The first meet-up was held at the Fox & Goose in early January. Blog baby Vinnicus Maximus (of course it’s not his real name!) had such a cool time, he blogged about it on his own MySpace site.
“It took me about 1.2 seconds to immediately recognize everyone,” Maximus blogs. “The entire evening had a surreal flavor. We are crossing a line, I am thinking. Not a bad line, but a line where cyberspace meets reality. Where keystrokes meet handshakes. And where preconceived personal perception meets real life observation. I told the group that it was a little like meeting a bunch of cartoon characters, and wouldn’t you know that everyone was exactly as their pictures promised and their [online] personalities predicted.”
Not everyone’s hunky-dory about meeting up with their Internet acquaintances. Yurad Here, 36, a dedicated online gamer from Rio Linda, frequents Peralta’s blog but has no interest in meeting anyone from the DG community in real time.

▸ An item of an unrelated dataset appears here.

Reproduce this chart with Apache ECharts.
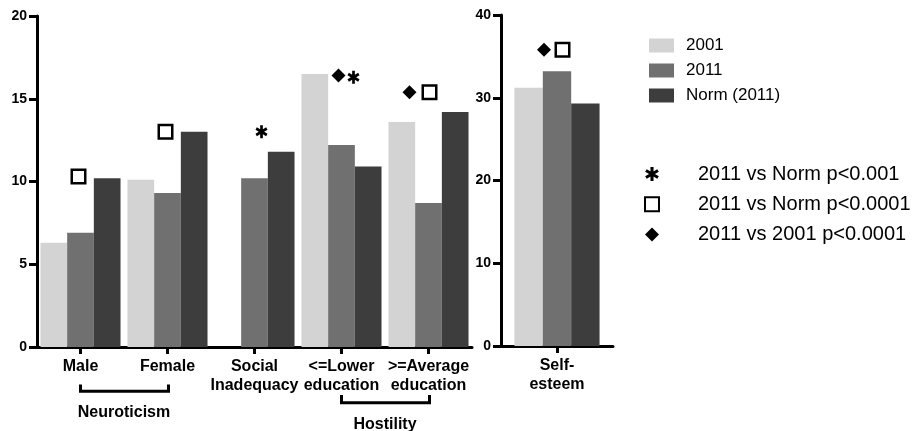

“I have never met anyone that I game with or communicate on myspace with in real life with the exception of a co-worker from work that is a myspace buddy also,” she explains, via e-mail of course. “I don’t think it’s important to be face-to-face with people you communicate with online. Being online is almost another dimension if you will. Most people are a bit more outspoken and extroverted online than they are in real life. … I avoid meeting people I know online because my perception of them and likeability for them may change.”
However, that so far has not been the experience of most of the blog babies who’ve attended Peralta’s gatherings. Mark, 45, a search-and-rescue commander who acts as the DG community’s president, flew in all the way from Illinois. Peralta, who says she originally suspected that only “freaks” and “stalkers” would show up for the event, claims that everyone she’s met in person so far has turned out to be at least “100 times nicer” than their online persona. Lisa seconds that notion.
“I was so pleased that everyone was just as I had expected,” she says. “You get to know these folks pretty well based on what they post to the blog. The personalities emerge. I think most people will say what they think online because they can hide behind the screen name. But these guys, it’s all on the table. I like that.”
Although Peralta says she’s no MySpace addict, she’s not willing to spare the blog babies such a diagnosis.
“They’re completely addicted,” she laughs. “In fact, I even put that on my front page: “welcome new blog baby … you are safe here. You have found your way to your new addic … uhmm, I mean home.”
Art, 42-year-old Rancho Cordova resident and “proud DG blog baby,” isn’t ready to leave home just yet, especially if it means quitting cold turkey.
“Quit? Are you insane?” he writes in response to an SN&R questionnaire Peralta posted on her blog. “Though I could anytime. Really! Just because I start twitching if I am away from a machine and internet access for more than 4 hours doesn’t make me an addict, does it?”